Orchideen bezaubern nicht nur durch ihren schönen Wuchs, sondern auch weil sie unglaublich lange blühen. Viele Orchideenfreunde entwickeln eine persönliche Beziehung zu den Pflanzen. Sie ist ein dankbares Gewächs, weil man sie mit etwas Geschick zum Wiedererblühen bringen kann – Erfolgserlebnis garantiert.

Da sei eine Investition von 30-40 Franken in eine gute Pflanze nicht zu hoch, rechtfertigt Meyer. “Man bekommt etwas für sein Geld”, ist er überzeugt und meint. “Das Preis-Leistungs-Verhältnis bei der Orchidee ist ungleich höher als bei einem Blumenstrauss.”

Favoritin “Little Lady”

Favoritin im laufenden Jahr ist die Neuzüchtung “Little Lady”. Diese Zwerg-Phalaenopsis blüht noch länger als die grösseren Geschwister und ist das Resultat jahrelanger Züchtungen.

Meyer will sie 2007 als Zugpferd lancieren. Das Gewächs eigne sich gut als Mitbringsel. Derzeit wachsen in Wangen 200’000 Little Ladies heran. Bis April wird der Erweiterungsbau, ein neues Treibhaus mit 2500 Quadratmetern Fläche, bezugsbereit sein für “Little Lady”-Setzlinge.

Beim Neubau setzt Meyer auf nachhaltige Energie aus Erdwärme. Ein Teil des Energiebedarfs wird durch eine Grundwasser-Wärmepumpe gedeckt. So soll die Abhängigkeit von fossilen Brennstoffen verringert werden.
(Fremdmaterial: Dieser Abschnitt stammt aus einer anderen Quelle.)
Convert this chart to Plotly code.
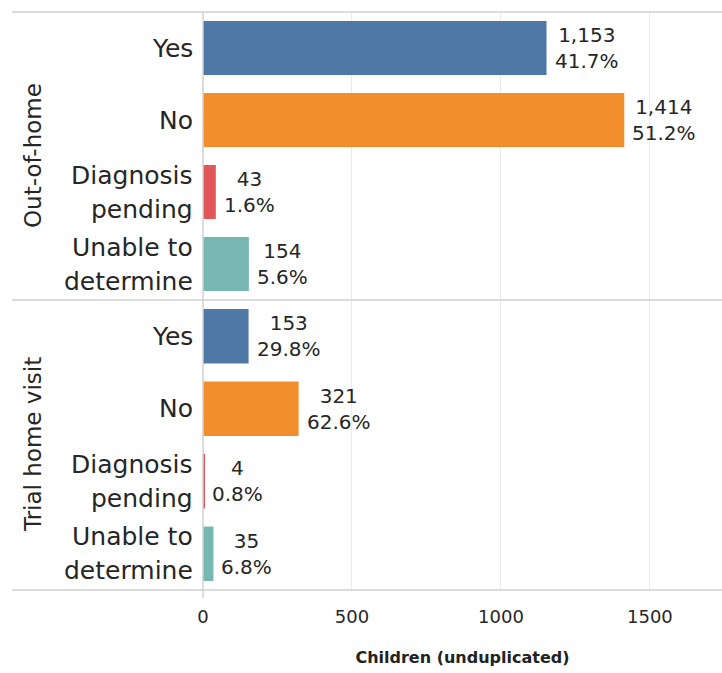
import plotly.graph_objects as go

# ---- data ----
groups = ["Out-of-home", "Trial home visit"]
categories = ["Yes", "No", "Diagnosis pending", "Unable to determine"]
row_label_lines = [["Yes"], ["No"], ["Diagnosis", "pending"], ["Unable to", "determine"]]
out_of_home_counts = [1153, 1414, 43, 154]
out_of_home_pct = [41.7, 51.2, 1.6, 5.6]
trial_home_counts = [153, 321, 4, 35]
trial_home_pct = [29.8, 62.6, 0.8, 6.8]
colors = ["#4e79a7", "#f28e2b", "#e15759", "#76b7b2"]
x_ticks = [0, 500, 1000, 1500]
x_title = "Children (unduplicated)"

W, H = 722, 673
ML, MR, MT, MB = 203, 0, 12, 83
plot_w = W - ML - MR
plot_h = H - MT - MB
split = 290 / plot_h  # bottom panel height fraction

FONT = "DejaVu Sans"
TXT = "#262626"
LINE = "#d0d0d0"

fig = go.Figure()

panels = [
    (groups[0], out_of_home_counts, out_of_home_pct, "y", [split, 1.0]),
    (groups[1], trial_home_counts, trial_home_pct, "y2", [0.0, split]),
]

annotations = []
for name, counts, pcts, yref, dom in panels:
    fig.add_trace(go.Bar(
        x=counts, y=categories, orientation="h",
        marker=dict(color=colors, line=dict(width=0)),
        width=0.75, yaxis=yref, xaxis="x",
        hoverinfo="x+y", showlegend=False,
    ))
    # value labels
    for c, p, cat in zip(counts, pcts, categories):
        annotations.append(dict(
            x=c, y=cat, xref="x", yref=yref,
            text=f"{c:,}<br>{p:.1f}%", showarrow=False,
            xanchor="left", yanchor="middle", xshift=6, align="center",
            font=dict(family=FONT, size=20, color=TXT),
        ))
    # row labels
    for cat, lines in zip(categories, row_label_lines):
        n = len(lines)
        for i, ln in enumerate(lines):
            shift = 0 if n == 1 else (17 if i == 0 else -17)
            annotations.append(dict(
                x=0, y=cat, xref="paper", yref=yref,
                text=ln, showarrow=False, xanchor="right", yanchor="middle",
                xshift=-8, yshift=shift,
                font=dict(family=FONT, size=25, color=TXT),
            ))
    # panel title
    annotations.append(dict(
        x=0, y=(dom[0] + dom[1]) / 2, xref="paper", yref="paper",
        text=name, showarrow=False, textangle=-90,
        xanchor="center", yanchor="middle", xshift=-(ML - 33),
        font=dict(family=FONT, size=23, color=TXT),
    ))

left_px = 12
x_left = -(ML - left_px) / plot_w
shapes = []
for yy in [0.0, split, 1.0]:
    shapes.append(dict(type="line", xref="paper", yref="paper",
                       x0=x_left, x1=1.0, y0=yy, y1=yy,
                       line=dict(color=LINE, width=1.5)))
shapes.append(dict(type="line", xref="paper", yref="paper",
                   x0=0, x1=0, y0=-8 / plot_h, y1=1.0,
                   line=dict(color=LINE, width=1.5)))

fig.update_layout(
    width=W, height=H,
    margin=dict(l=ML, r=MR, t=MT, b=MB),
    paper_bgcolor="white", plot_bgcolor="white",
    xaxis=dict(
        range=[0, 1742], tickvals=x_ticks, ticktext=[str(t) for t in x_ticks],
        showgrid=True, gridcolor="#ebebeb", gridwidth=1, zeroline=False,
        showline=False, ticks="", ticklabelstandoff=14,
        tickfont=dict(family=FONT, size=18, color=TXT),
        title=dict(text=x_title, standoff=25,
                   font=dict(family=FONT, size=16, color="#222222", weight="bold")),
        anchor="y2", fixedrange=True,
    ),
    yaxis=dict(domain=[split, 1.0], type="category", categoryarray=categories,
               range=[3.5, -0.5], showticklabels=False, showgrid=False,
               zeroline=False, ticks="", fixedrange=True),
    yaxis2=dict(domain=[0.0, split], type="category", categoryarray=categories,
                range=[3.5, -0.5], showticklabels=False, showgrid=False,
                zeroline=False, ticks="", anchor="x", fixedrange=True),
    annotations=annotations,
    shapes=shapes,
    bargap=0.25,
)

fig.write_html(
    "out.html",
    config={"displayModeBar": False},
    post_script="document.body.style.margin='0';document.body.style.padding='0';",
)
Das neue Treibhaus ist optimal isoliert; Klima- und Lichttechnik sind computergesteuert.

swissinfo, Stefan Hartmann

Die Schweizer sind Weltmeister im Blumenverbrauch.
Mit heute 82 Euro (135 Franken) pro Kopf und Jahr für Schnittblumen liegt die Schweiz ziemlich weit vor der Nummer 2, Norwegen (57 Euro) bzw. Holland (54 Euro).
Gesamtumsatzzahl für Schnittblumen: 945 Mio. Fr., für Topfpflanzen rund 450 Mio. Fr. jährlich.
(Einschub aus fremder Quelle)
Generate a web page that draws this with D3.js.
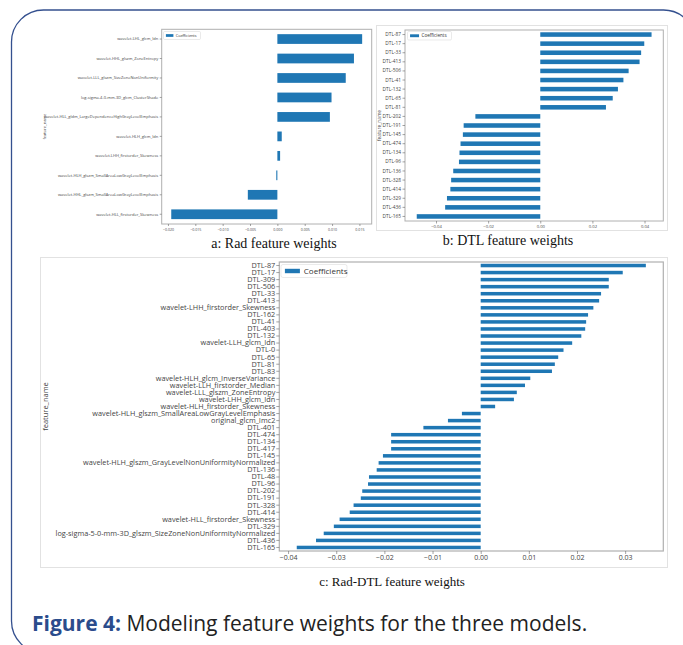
<!DOCTYPE html>
<html>
<head>
<meta charset="utf-8">
<script src="https://cdn.jsdelivr.net/npm/d3@7.9.0/dist/d3.min.js"></script>
<style>
  body { margin: 0; background: #fff; }
  svg { display: block; }
</style>
</head>
<body>
<svg id="fig" width="683" height="645"></svg>
<script>
// a: Rad model coefficients (top to bottom)
const radLabels = [
  'wavelet-LHL_glcm_Idn',
  'wavelet-HHL_glszm_ZoneEntropy',
  'wavelet-LLL_glszm_SizeZoneNonUniformity',
  'log-sigma-4-0-mm-3D_glcm_ClusterShade',
  'wavelet-HLL_gldm_LargeDependenceHighGrayLevelEmphasis',
  'wavelet-HLH_glcm_Idn',
  'wavelet-LHH_firstorder_Skewness',
  'wavelet-HLH_glszm_SmallAreaLowGrayLevelEmphasis',
  'wavelet-HHL_glszm_SmallAreaLowGrayLevelEmphasis',
  'wavelet-HLL_firstorder_Skewness'
];
const radValues = [0.0155, 0.0140, 0.0125, 0.0099, 0.0096, 0.0008, 0.0005, -0.0002, -0.0054, -0.0194];
const radTicks = [-0.020, -0.015, -0.010, -0.005, 0.000, 0.005, 0.010, 0.015];

// b: DTL model coefficients
const dtlLabels = ['DTL-87', 'DTL-17', 'DTL-33', 'DTL-413', 'DTL-506', 'DTL-41', 'DTL-132', 'DTL-65', 'DTL-81',
  'DTL-202', 'DTL-191', 'DTL-145', 'DTL-474', 'DTL-134', 'DTL-96', 'DTL-136', 'DTL-328', 'DTL-414',
  'DTL-329', 'DTL-436', 'DTL-165'];
const dtlValues = [0.0427, 0.0399, 0.0387, 0.0381, 0.0339, 0.0319, 0.0298, 0.0278, 0.0252,
  -0.0249, -0.0294, -0.0297, -0.0306, -0.0310, -0.0312, -0.0334, -0.0342, -0.0345,
  -0.0358, -0.0365, -0.0474];
const dtlTicks = [-0.04, -0.02, 0.00, 0.02, 0.04];

// c: Rad-DTL combined model coefficients
const comboLabels = [
  'DTL-87', 'DTL-17', 'DTL-309', 'DTL-506', 'DTL-33', 'DTL-413',
  'wavelet-LHH_firstorder_Skewness', 'DTL-162', 'DTL-41', 'DTL-403', 'DTL-132',
  'wavelet-LLH_glcm_Idn', 'DTL-0', 'DTL-65', 'DTL-81', 'DTL-83',
  'wavelet-HLH_glcm_InverseVariance', 'wavelet-LLH_firstorder_Median',
  'wavelet-LLL_glszm_ZoneEntropy', 'wavelet-LHH_glcm_Idn', 'wavelet-HLH_firstorder_Skewness',
  'wavelet-HLH_glszm_SmallAreaLowGrayLevelEmphasis', 'original_glcm_Imc2',
  'DTL-401', 'DTL-474', 'DTL-134', 'DTL-417', 'DTL-145',
  'wavelet-HLH_glszm_GrayLevelNonUniformityNormalized',
  'DTL-136', 'DTL-48', 'DTL-96', 'DTL-202', 'DTL-191', 'DTL-328', 'DTL-414',
  'wavelet-HLL_firstorder_Skewness', 'DTL-329',
  'log-sigma-5-0-mm-3D_glszm_SizeZoneNonUniformityNormalized', 'DTL-436', 'DTL-165'
];
const comboValues = [
  0.0343, 0.0295, 0.0266, 0.0266, 0.0250, 0.0246, 0.0234, 0.0223, 0.0219, 0.0217, 0.0209,
  0.0190, 0.0172, 0.0161, 0.0154, 0.0148, 0.0103, 0.0092, 0.0075, 0.0069, 0.0030,
  -0.0039, -0.0068, -0.0119, -0.0186, -0.0186, -0.0186, -0.0203, -0.0212, -0.0216,
  -0.0232, -0.0234, -0.0246, -0.0249, -0.0264, -0.0272, -0.0293, -0.0305, -0.0326,
  -0.0342, -0.0382
];
const comboTicks = [-0.04, -0.03, -0.02, -0.01, 0.00, 0.01, 0.02, 0.03];

const barColor = '#1f77b4';
const svg = d3.select('#fig');

// outer rounded frame of the figure box
svg.append('rect')
  .attr('x', 11.5).attr('y', 10).attr('width', 684).attr('height', 643)
  .attr('rx', 32).attr('fill', 'none')
  .attr('stroke', '#34508f').attr('stroke-width', 1.3);

// light borders round the b and c images
svg.append('rect').attr('x', 376.5).attr('y', 25.5).attr('width', 291).attr('height', 205)
  .attr('fill', 'none').attr('stroke', '#e2e2e2');
svg.append('rect').attr('x', 40.5).attr('y', 257.5).attr('width', 627).attr('height', 310)
  .attr('fill', 'none').attr('stroke', '#e2e2e2');

function drawPanel(p) {
  const g = svg.append('g');
  const lo = d3.min(p.values), hi = d3.max(p.values);
  const pad = (hi - lo) * 0.05; // matplotlib default margin
  const x = d3.scaleLinear().domain([lo - pad, hi + pad]).range([p.left, p.right]);
  const y = d3.scaleBand().domain(p.labels).range([p.top, p.bottom])
    .paddingInner(0.5).paddingOuter(0.25);

  g.selectAll('rect.bar')
    .data(p.values)
    .join('rect')
    .attr('class', 'bar')
    .attr('x', d => x(Math.min(0, d)))
    .attr('width', d => Math.max(0.6, Math.abs(x(d) - x(0))))
    .attr('y', (d, i) => y(p.labels[i]))
    .attr('height', y.bandwidth())
    .attr('fill', barColor);

  // spines
  g.append('rect')
    .attr('x', p.left).attr('y', p.top)
    .attr('width', p.right - p.left).attr('height', p.bottom - p.top)
    .attr('fill', 'none').attr('stroke', '#b0b0b0').attr('stroke-width', p.spine);

  const xAxis = g.append('g')
    .attr('transform', `translate(0,${p.bottom})`)
    .call(d3.axisBottom(x).tickValues(p.ticks).tickFormat(d3.format(p.fmt))
      .tickSize(p.tick).tickPadding(p.xPad));
  const yAxis = g.append('g')
    .attr('transform', `translate(${p.left},0)`)
    .call(d3.axisLeft(y).tickSize(p.tick).tickPadding(p.yPad));

  [xAxis, yAxis].forEach(ax => {
    ax.select('.domain').remove();
    ax.selectAll('line').attr('stroke', '#666').attr('stroke-width', 0.6);
    ax.selectAll('text').attr('fill', '#444').attr('font-family', 'Open Sans, sans-serif');
  });
  xAxis.selectAll('text').attr('font-size', p.tickFont);
  yAxis.selectAll('text').attr('font-size', p.labelFont);

  // axis title
  g.append('text')
    .attr('transform', `translate(${p.yTitleX},${(p.top + p.bottom) / 2}) rotate(-90)`)
    .attr('text-anchor', 'middle')
    .attr('font-family', 'Open Sans, sans-serif')
    .attr('font-size', p.titleFont)
    .attr('fill', '#444')
    .text('feature_name');

  // legend
  const L = p.legend;
  g.append('rect')
    .attr('x', L.x).attr('y', L.y).attr('width', L.w).attr('height', L.h)
    .attr('rx', L.h * 0.15).attr('fill', '#fff')
    .attr('stroke', '#dcdcdc').attr('stroke-width', 0.6);
  g.append('rect')
    .attr('x', L.x + L.h * 0.3).attr('y', L.y + L.h * 0.33)
    .attr('width', L.sw).attr('height', L.h * 0.34)
    .attr('fill', barColor);
  g.append('text')
    .attr('x', L.x + L.h * 0.3 + L.sw + L.h * 0.3)
    .attr('y', L.y + L.h / 2)
    .attr('dy', '0.35em')
    .attr('font-family', 'Open Sans, sans-serif')
    .attr('font-size', L.font)
    .attr('fill', '#333')
    .text('Coefficients');

  // caption under the image
  svg.append('text')
    .attr('x', p.cap.x).attr('y', p.cap.y)
    .attr('text-anchor', 'middle')
    .attr('font-family', 'Liberation Serif, Times New Roman, serif')
    .attr('font-size', p.cap.size)
    .attr('fill', '#111')
    .text(p.cap.text);
}

drawPanel({
  labels: radLabels, values: radValues, ticks: radTicks, fmt: '.3f',
  left: 161.7, top: 29.3, right: 371.7, bottom: 224,
  tick: 2, xPad: 2, yPad: 1.5, tickFont: 3.6, labelFont: 4, titleFont: 4, spine: 1,
  yTitleX: 46,
  legend: { x: 163.5, y: 31.5, w: 37, h: 8, sw: 7.5, font: 3.8 },
  cap: { x: 274, y: 247.5, size: 14, text: 'a: Rad feature weights' }
});

drawPanel({
  labels: dtlLabels, values: dtlValues, ticks: dtlTicks, fmt: '.2f',
  left: 405, top: 30, right: 663.3, bottom: 221,
  tick: 2.5, xPad: 1.5, yPad: 1.5, tickFont: 4.2, labelFont: 4.8, titleFont: 4.8, spine: 1,
  yTitleX: 381,
  legend: { x: 407.5, y: 31.5, w: 44, h: 8.5, sw: 9, font: 4.6 },
  cap: { x: 508, y: 245, size: 14, text: 'b: DTL feature weights' }
});

drawPanel({
  labels: comboLabels, values: comboValues, ticks: comboTicks, fmt: '.2f',
  left: 279.3, top: 262, right: 663.3, bottom: 551,
  tick: 3, xPad: 1, yPad: 1, tickFont: 7, labelFont: 7.3, titleFont: 7.5, spine: 1.2,
  yTitleX: 48,
  legend: { x: 281, y: 264.5, w: 66, h: 13, sw: 15, font: 8 },
  cap: { x: 392, y: 586, size: 13, text: 'c: Rad-DTL feature weights' }
});

// figure caption
const fc = svg.append('text')
  .attr('x', 32).attr('y', 631)
  .attr('font-family', 'Open Sans, sans-serif')
  .attr('font-size', 21);
fc.append('tspan').attr('font-weight', 'bold').attr('fill', '#2b4c8c').text('Figure 4:');
fc.append('tspan').attr('fill', '#222').text(' Modeling feature weights for the three models.');
</script>
</body>
</html>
Valentin hiess im 3. Jahrhundert nach Christus der Bischof der italienischen Stadt Terni.

Der Sage nach hatte er von ihm getrauten Paaren Blumen aus seinem Garten geschenkt. Die Ehen hätten unter einem guten Stern gestanden.

Valentin starb am 14. Februar 269 n. Chr. als Märtyrer.

Der Brauch lebte vor 400 Jahren in England wieder neu auf.

Englische Auswanderer nahmen den Valentinsbrauch mit in die Neue Welt.

US-Soldaten brachten ihn nach dem Zweiten Weltkrieg nach Deutschland. Von da an wurde der 14. Februar in ganz Europa populär.